Contrairement à l’impression première, cet ouvrage n’est pas un avatar de plus sur le cas Saunière et son ébouriffant secret. Ce livre a pour objectif de prendre date au sujet d’une théorie développée par l’auteur et formalisant une topographie précise grâce à laquelle une découverte d’envergure serait possible.
Mais, préalablement à une telle démonstration, il lui faut entraîner le lecteur sur les chemins d’un “voyage initiatique”, comme il est précisé en sous-titre. Malheureusement, il semble bien que cette voie soit non seulement tortueuse, mais semée de cailloux.
D’entrée, Jean-Patrick Pourtal sous-entend que Gérard de Sède aurait connu l’affaire de Rennes dès 1956, précisément à la lecture des trois articles d’Albert Salamon publiés dans la Dépêche (p. 12). En réalité, c’est loin d’être le cas.
Décrivant les différentes découvertes qui ont été rendues possibles lors des travaux de l’église, dès 1887, l’auteur s’empêtre quelque peu dans la chronologie et les circonstances (pp. 37-42). La “oule” par exemple, ne fut pas trouvée enterrée sous la “dalle des chevaliers”, mais dissimulée dans une cache et protégée par une brique, entre le mur de la nef et l’autel carolingien.
Ses conclusions sont hâtives en ce qui concerne les prêtres contactés par Saunière après la découverte du “tombeau”, ainsi que son cahier-journal en fait foi. On sait désormais qu’il s’agit du Tombeau des seigneurs dont l’entrée fut trouvée par Saunière dans l’allée centrale de son église ! Dire que ce nom de Gélis, qu’il mentionne, désigne le curé de Coustaussa, c’est conclure trop vite. En ce cas, qui est Carrière et Cros ?…
Je m’en voudrais d’annoter ainsi l’ouvrage de M. Pourtal, que je sais être un passionné de longue date de cette affaire, mais comment ne pas souligner certaines erreurs, trop souvent répétées et qui auraient été aisées d’éviter. Notamment le don de 3000 francs-or de la comtesse de Chambord ((p. 32) et la mort de l’abbé Bigou survenue à Collioure et non à Sabadell en Espagne (p. 44)…
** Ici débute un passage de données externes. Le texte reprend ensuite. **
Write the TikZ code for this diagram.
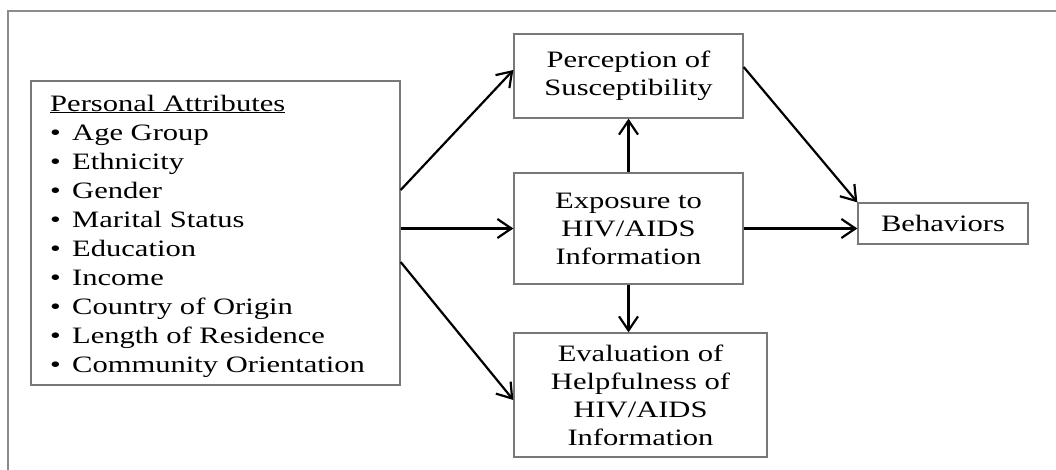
\documentclass[tikz,border=0pt]{standalone}
\usepackage{fontspec}
\setmainfont{Liberation Serif}[FakeStretch=1.30]
\usetikzlibrary{arrows.meta}
\definecolor{boxgray}{RGB}{120,120,120}
\definecolor{framegray}{RGB}{140,140,140}
\begin{document}
\begin{tikzpicture}[x=1pt,y=-1pt,
  box/.style={draw=boxgray, line width=1.3pt, inner sep=0pt},
  lbl/.style={font=\fontsize{23.5}{28}\selectfont, align=center},
  arr/.style={-{Straight Barb[length=14pt,width=19pt]}, line width=2.2pt, black},
]
\useasboundingbox (0,0) rectangle (1056,470);
\draw[framegray, line width=1.2pt] (8,470) -- (8,11) -- (1056,11);

\node[box, minimum width=369pt, minimum height=304pt] (pa) at (215.5,233) {};
\node[anchor=base west, align=left, inner sep=0pt, font=\fontsize{23.5}{29}\selectfont] (palist) at (50,372)
  {\underline{Personal Attributes}\\
   \makebox[22pt][l]{•}Age Group\\
   \makebox[22pt][l]{•}Ethnicity\\
   \makebox[22pt][l]{•}Gender\\
   \makebox[22pt][l]{•}Marital Status\\
   \makebox[22pt][l]{•}Education\\
   \makebox[22pt][l]{•}Income\\
   \makebox[22pt][l]{•}Country of Origin\\
   \makebox[22pt][l]{•}Length of Residence\\
   \makebox[22pt][l]{•}Community Orientation};

\node[box, lbl, minimum width=229pt, minimum height=84pt] (perc) at (628.5,76) {Perception of\\Susceptibility};
\node[box, lbl, minimum width=229pt, minimum height=111pt] (expo) at (628.5,228.5) {Exposure to\\HIV/AIDS\\Information};
\node[box, lbl, minimum width=253pt, minimum height=124pt] (eval) at (640.5,395) {Evaluation of\\Helpfulness of\\HIV/AIDS\\Information};
\node[box, lbl, minimum width=170pt, minimum height=41pt] (behav) at (943,223.5) {Behaviors};

\draw[arr] ([yshift=43pt]pa.east) -- ([yshift=6pt]perc.west);
\draw[arr] (pa.east |- expo.west) -- (expo.west);
\draw[arr] ([yshift=-29pt]pa.east) -- ([yshift=-5pt]eval.west);
\draw[arr] (expo.north) -- (perc.south);
\draw[arr] (expo.south) -- (expo.south |- eval.north);
\draw[arr] ([yshift=9pt]perc.east) -- (behav.north west);
\draw[arr] (expo.east) -- (expo.east -| behav.west);
\end{tikzpicture}
\end{document}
Chacun à le droit d’exprimer ses opinions, d’avancer des hypothèses, mais encore convient-il de bien assurer ses arrières.
Pourquoi, en effet, la décoration de l’église de Rennes-le-Château ne serait-elle pas d’essence rosicrucienne ? (pp. 104-105), mais les arguments mis en avant me paraissent fautifs.
En aucun cas, le Chemin de Croix de Rennes est “en dehors du dogme”! (p.111) La Station XIV n’est pas unique en son genre. Que Jésus ait été mis au tombeau après le crépuscule, cela se voit sur différentes versions livrées par le statuaire Giscard dans un certain nombre d’églises de France. Cette inhumation ainsi représentée est-elle “académique” ? C’est une autre affaire. Mais, en aucun cas, un argument en faveur d’un mystère potentiel à Rennes-le-Château.
De la même façon, la présence d’un serviteur noir, se tenant près de Ponce Pilate, dans la Station I, n’est une incongruité. On le retrouve dans les premières séries, commercialisées par Giscard. Cette disposition, comme le reste, doit principalement aux recommandations
de l’évêque Barbier de Montault, dont beaucoup de statuaires “Saint-Sulpiciens” se référaient à l’époque.
Boudet et Gélis furent-ils embarrassés par une découverte compromettante au point d’impliquer l’abbé Saunière et de “faciliter” son installation à Rennes-le-Château ? Jean-Patrick Pourtal le croit volontiers (pp. 146-148). De la sorte, les principales réalisations du curé de Rennes auraient pour vocation de cristalliser un endroit spécifique, proche du village de Rennes-le-Château. Le retrouver, permettrait à celui qui en serait digne de pénétrer un tombeau, dans lequel seraient encore entreposés des parchemins datant des premiers siècles chrétiens. Mais comme à Nag-Hamadi, ces textes présenteraient une orthodoxie bien différente de celle définie par le dogme de l’église catholique romaine.
Dans un premier temps, Saunière aurait menacé de tout dévoiler (d’où le procès canonique dont il eut à se défendre). Finalement, il serait rentré dans le rang, mais aurait semé autant d’indices que nécessaires afin que ce secret ne se perde pas (pp. 196-199).
Jean-Patrick Pourtal, Rennes-le-Château. Dans les pas de Bérenger Saunière. Un voyage initiatique. 209 p.